WHAT THE EXERCISE ASKS - Only lines with the word "matplotlib" are needed; collect each of them from the listing below.

SUPPLIED INFORMATION -
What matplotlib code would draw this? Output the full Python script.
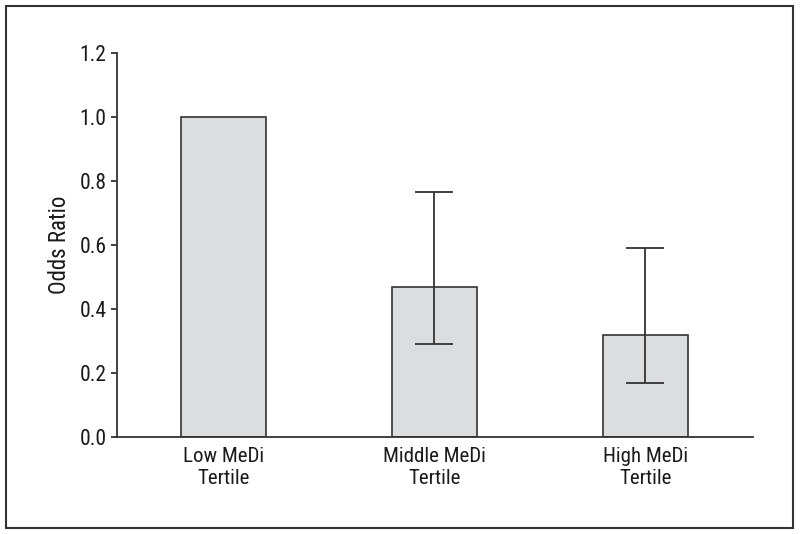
import numpy as np
import matplotlib
matplotlib.use('Agg')
import matplotlib.pyplot as plt
from matplotlib.patches import Rectangle

plt.rcParams['font.family'] = ['Liberation Sans Narrow', 'Roboto Condensed', 'Roboto', 'DejaVu Sans']

# Data
categories = ['Low MeDi\nTertile', 'Middle MeDi\nTertile', 'High MeDi\nTertile']
odds_ratio = [1.0, 0.47, 0.32]
ci_low = [None, 0.29, 0.17]
ci_high = [None, 0.765, 0.59]
y_ticks = [0.0, 0.2, 0.4, 0.6, 0.8, 1.0, 1.2]

edge = '#333333'
fill = '#dcdddf'
text = '#1a1a1a'

fig = plt.figure(figsize=(8, 5.34), dpi=100)
ax = fig.add_axes([0.146, 0.1816, 0.795, 0.7191])

x = np.arange(len(categories))
ax.bar(x, odds_ratio, width=0.403, color=fill, edgecolor=edge, linewidth=1.2, zorder=2)

# Error bars only for the non-reference groups
ex = [i for i in x if ci_low[i] is not None]
ey = [odds_ratio[i] for i in ex]
yerr = [[odds_ratio[i] - ci_low[i] for i in ex], [ci_high[i] - odds_ratio[i] for i in ex]]
ax.errorbar(ex, ey, yerr=yerr, fmt='none', ecolor=edge, elinewidth=1.3,
            capsize=13.5, capthick=1.3, zorder=3)

ax.set_xlim(-0.505, 2.51)
ax.set_ylim(0, 1.2)
ax.set_yticks(y_ticks)
ax.set_yticklabels([f'{v:.1f}' for v in y_ticks], fontsize=15.5)
ax.set_xticks(x)
ax.set_xticklabels(categories, fontsize=15, linespacing=1.2)
ax.tick_params(axis='x', length=0, pad=7, colors=text)
ax.tick_params(axis='y', length=4.5, width=1.3, color=edge, pad=3, labelcolor=text)
ax.set_ylabel('Odds Ratio', fontsize=16.5, color=text, labelpad=6)

for s in ['top', 'right']:
    ax.spines[s].set_visible(False)
for s in ['left', 'bottom']:
    ax.spines[s].set_linewidth(1.3)
    ax.spines[s].set_color(edge)

# Frame around the whole figure
fig.patches.append(Rectangle((6 / 800, 6 / 534), 787 / 800, 522 / 534,
                             transform=fig.transFigure, fill=False,
                             edgecolor=edge, linewidth=1.5))

fig.savefig('out.png', dpi=100)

RESPONSE TO THIS EXERCISE -
What matplotlib code would draw this? Output the full Python script.
import matplotlib
matplotlib.use('Agg')
import matplotlib.pyplot as plt
from matplotlib.patches import Rectangle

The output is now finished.